Александр Жолковский. «Страх, тяжесть, мрамор. Из материалов к жизнетворческой биографии Ахматовой», «Wiener Slawistischer Almanack», Band36, 1995, стр. 140
   Я готов допустить, что из этого обращения к мемуарам, свидетельствующим о том, какую роль слово «пропуск» играло на протяжении многих лет в жизни самой Ахматовой, можно извлечь и какой-то смысл, проливающий некий дополнительный свет на цитируемую Жолковским строку ее стихотворения. Но он об этом даже и не помышляет. Обращение к свидетельствам мемуаристов, как и сама цитируемая ахматовская строка, здесь, как и во всех иных случаях, служит совсем иной цели: Жолковский и тут ловит Ахматову на слове, изо всех сил стараясь доказать, что она – во всех своих проявлениях! – не более чем продукт советской тоталитарной системы. (На современном бытовом жаргоне – совок.)
   Сопряжение мысли о бессмертии поэта с бюрократической реалией успешно работает на подкупающее снижение, но за этой фигурой скромности (тем более примененной не к себе, а к другому) слышатся «начальственные» нотки, уже знакомые нам по ахматовской аппроприации советских штампов. Выступая в роли своего рода святого Петра, заведующего загробным бюро пропусков, Ахматова, хотя и с автоиронией, осуществляет здесь характерную для нее унию «классически имперского» с «советским»…
Там же, стр. 140–141
   Такого рода глубокомысленными интерпретациями самых разных реалий ахматовского быта и бытия Жолковский – после всего, о чем тут мною уже было говорено, – вряд ли может удивить. Но на своеобразном его истолковании обращенной к Мандельштаму ахматовской строки – «Это пропуск в бессмертие твой» – пожалуй, стоит остановиться чуть дольше.

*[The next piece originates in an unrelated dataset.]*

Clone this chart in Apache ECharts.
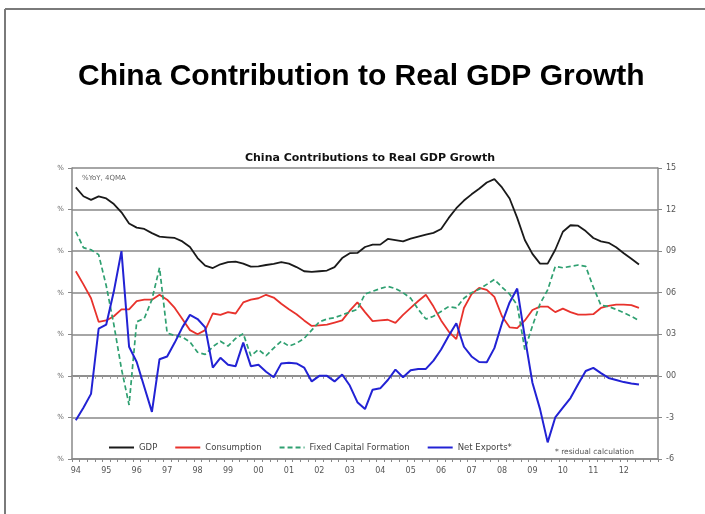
<!DOCTYPE html>
<html>
<head>
<meta charset="utf-8">
<script src="https://cdn.jsdelivr.net/npm/echarts@6/dist/echarts.min.js"></script>
<style>
  html, body { margin: 0; padding: 0; background: #fff; }
  #chart { width: 705px; height: 514px; }
</style>
</head>
<body>
<div id="chart"></div>
<script>
// year labels, one per Q1 (axis runs 94Q1 .. 13Q1, last label left blank)
const years = ['94', '95', '96', '97', '98', '99', '00', '01', '02', '03', '04', '05', '06', '07', '08', '09', '10', '11', '12', '13'];
const quarters = ['Q1', 'Q2', 'Q3', 'Q4'];

// %YoY, 4QMA, quarterly from 94Q1 to 12Q3
const gdp = [13.6, 12.96, 12.7, 12.95, 12.8, 12.4, 11.8, 11.0, 10.7, 10.6, 10.3, 10.05, 10.0, 9.95, 9.7, 9.3,
  8.5, 7.95, 7.78, 8.05, 8.2, 8.25, 8.1, 7.88, 7.9, 8.0, 8.08, 8.2, 8.1, 7.85, 7.55, 7.5,
  7.55, 7.6, 7.85, 8.5, 8.85, 8.87, 9.3, 9.47, 9.47, 9.88, 9.8, 9.71, 9.9, 10.05, 10.19, 10.32,
  10.6, 11.4, 12.1, 12.65, 13.1, 13.5, 13.95, 14.2, 13.6, 12.8, 11.4, 9.8, 8.8, 8.1, 8.1, 9.1,
  10.4, 10.87, 10.84, 10.45, 9.95, 9.7, 9.6, 9.28, 8.85, 8.45, 8.03];
const consumption = [7.55, 6.6, 5.6, 3.9, 4.0, 4.3, 4.8, 4.8, 5.4, 5.5, 5.5, 5.85, 5.5, 4.9, 4.1, 3.3,
  3.0, 3.3, 4.5, 4.4, 4.6, 4.5, 5.3, 5.5, 5.6, 5.85, 5.65, 5.2, 4.8, 4.45, 4.0, 3.6,
  3.65, 3.7, 3.85, 4.0, 4.7, 5.3, 4.6, 3.95, 4.0, 4.05, 3.82, 4.4, 4.9, 5.4, 5.85, 5.0,
  4.0, 3.2, 2.65, 4.9, 5.9, 6.35, 6.2, 5.7, 4.3, 3.5, 3.45, 4.0, 4.75, 5.0, 5.0, 4.6,
  4.85, 4.6, 4.42, 4.42, 4.45, 4.9, 5.05, 5.14, 5.14, 5.1, 4.9];
const fixedCapital = [10.4, 9.25, 9.1, 8.75, 6.5, 3.7, 0.5, -2.1, 3.9, 4.15, 5.5, 7.8, 3.1, 2.9, 2.8, 2.45,
  1.7, 1.55, 2.1, 2.5, 2.15, 2.7, 3.05, 1.45, 1.9, 1.45, 2.0, 2.5, 2.15, 2.35, 2.7, 3.3,
  3.9, 4.1, 4.2, 4.4, 4.6, 4.8, 5.9, 6.1, 6.3, 6.46, 6.3, 6.0, 5.6, 4.8, 4.1, 4.3,
  4.65, 5.0, 4.9, 5.6, 6.0, 6.25, 6.6, 6.95, 6.4, 5.9, 5.1, 1.9, 3.6, 5.2, 6.2, 7.9,
  7.8, 7.9, 8.0, 7.9, 6.4, 5.1, 5.0, 4.8, 4.55, 4.3, 4.0];
const netExports = [-3.2, -2.3, -1.3, 3.4, 3.7, 6.1, 9.0, 2.1, 1.0, -0.8, -2.6, 1.2, 1.4, 2.4, 3.5, 4.4,
  4.1, 3.5, 0.6, 1.3, 0.8, 0.7, 2.4, 0.7, 0.8, 0.3, -0.1, 0.9, 0.95, 0.9, 0.6, -0.4,
  0.0, 0.0, -0.4, 0.1, -0.7, -1.9, -2.4, -1.0, -0.9, -0.3, 0.45, -0.1, 0.4, 0.5, 0.5, 1.1,
  1.9, 2.9, 3.8, 2.1, 1.4, 1.0, 0.98, 2.0, 3.8, 5.3, 6.3, 2.8, -0.5, -2.4, -4.8, -3.0,
  -2.3, -1.6, -0.6, 0.35, 0.58, 0.2, -0.15, -0.3, -0.45, -0.55, -0.63];

const rightTicks = { '15': '15', '12': '12', '9': '09', '6': '06', '3': '03', '0': '00', '-3': '-3', '-6': '-6' };

const categories = [];
years.forEach(y => quarters.forEach(q => categories.push(y + q)));
categories.length = 77;

const chart = echarts.init(document.getElementById('chart'));

const axisGray = '#888';
const smallText = { fontFamily: 'DejaVu Sans', fontSize: 8, color: '#555' };

const option = {
  backgroundColor: '#fff',
  animation: false,
  title: [
    {
      text: 'China Contribution to Real GDP Growth',
      left: 73, top: 57,
      textStyle: { fontFamily: 'Liberation Sans', fontWeight: 'bold', fontSize: 30, color: '#000' }
    },
    {
      text: 'China Contributions to Real GDP Growth',
      left: 365, top: 148, textAlign: 'center',
      textStyle: { fontFamily: 'DejaVu Sans', fontWeight: 'bold', fontSize: 11, color: '#111' }
    }
  ],
  graphic: [
    { type: 'line', shape: { x1: 5, y1: 9, x2: 705, y2: 9 }, style: { stroke: '#7a7a7a', lineWidth: 2 } },
    { type: 'line', shape: { x1: 5, y1: 9, x2: 5, y2: 514 }, style: { stroke: '#7a7a7a', lineWidth: 2 } },
    { type: 'text', left: 82, top: 175, style: { text: '%YoY, 4QMA', font: '7px "DejaVu Sans"', fill: '#666' } },
    { type: 'text', left: 555, top: 448, style: { text: '* residual calculation', font: '7.5px "DejaVu Sans"', fill: '#555' } }
  ],
  legend: {
    left: 103, top: 438,
    itemWidth: 25, itemHeight: 10, itemGap: 17,
    itemStyle: { opacity: 0 },
    textStyle: { fontFamily: 'DejaVu Sans', fontSize: 8.5, color: '#444' },
    data: ['GDP', 'Consumption', 'Fixed Capital Formation', 'Net Exports*']
  },
  grid: { left: 72, right: 47, top: 168, bottom: 55 },
  xAxis: [
    {
      type: 'category', data: categories, boundaryGap: true,
      axisLine: { onZero: false, lineStyle: { color: axisGray, width: 1.5 } },
      axisTick: { show: true, interval: 0, length: 3, lineStyle: { color: axisGray } },
      axisLabel: {
        interval: 3, margin: 8,
        formatter: v => (v.slice(0, 2) === years[years.length - 1] ? '' : v.slice(0, 2)),
        ...smallText
      },
      splitLine: { show: false }
    },
    {
      type: 'category', data: categories, boundaryGap: true, position: 'bottom',
      axisLine: { onZero: true, lineStyle: { color: axisGray, width: 1.5 } },
      axisTick: { show: true, interval: 0, length: 3, lineStyle: { color: '#999' } },
      axisLabel: { show: false },
      splitLine: { show: false }
    }
  ],
  yAxis: [
    {
      type: 'value', min: -6, max: 15, interval: 3, position: 'left',
      axisLine: { show: true, lineStyle: { color: axisGray, width: 1.5 } },
      axisTick: { show: true, length: 4, lineStyle: { color: axisGray } },
      axisLabel: { formatter: () => '%', margin: 8, fontFamily: 'DejaVu Sans', fontSize: 7, color: '#666' },
      splitLine: { show: true, lineStyle: { color: axisGray, width: 1.6 } }
    },
    {
      type: 'value', min: -6, max: 15, interval: 3, position: 'right',
      axisLine: { show: true, lineStyle: { color: axisGray, width: 1.5 } },
      axisTick: { show: true, length: 4, lineStyle: { color: axisGray } },
      axisLabel: { formatter: v => rightTicks[String(v)] || String(v), margin: 8, ...smallText },
      splitLine: { show: false }
    }
  ],
  series: [
    {
      name: 'GDP', type: 'line', data: gdp, symbol: 'none',
      lineStyle: { color: '#1a1a1a', width: 1.8 }, itemStyle: { color: '#1a1a1a' }
    },
    {
      name: 'Consumption', type: 'line', data: consumption, symbol: 'none',
      lineStyle: { color: '#e8322c', width: 1.8 }, itemStyle: { color: '#e8322c' }
    },
    {
      name: 'Fixed Capital Formation', type: 'line', data: fixedCapital, symbol: 'none',
      lineStyle: { color: '#2fa071', width: 1.7, type: [5, 3] }, itemStyle: { color: '#2fa071' }
    },
    {
      name: 'Net Exports*', type: 'line', data: netExports, symbol: 'none',
      lineStyle: { color: '#2222d4', width: 2 }, itemStyle: { color: '#2222d4' }
    }
  ]
};

chart.setOption(option);
</script>
</body>
</html>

«Поэтика не лжет никогда!»

   Поэтика как «свидетель обвинения», анализ поэтики как накопление улик, изобличающих автора, – это, по правде говоря, некоторая новация в отечественном литературоведении. И я уже совсем было собрался объявить Александра Жолковского Колумбом, первым ступившим на этот новый материк. Но вдруг вспомнил, что с попытками такого рода мне уже приходилось сталкиваться и раньше.
   Вот Станислав Рассадин анализирует стихотворение Маяковского «Разговор с фининспектором о поэзии», сопоставляя его с близким, как ему кажется, по теме стихотворением Пушкина «Разговор книгопродавца с поэтом».
   «По-моему, никто не заметил, – пишет он, – что… «Разговор с фининспектором о поэзии» Маяковского – вряд ли намеренный, но точный аналог «Разговора» пушкинского…» И далее он сопоставляет стихотворение Маяковского с пушкинским.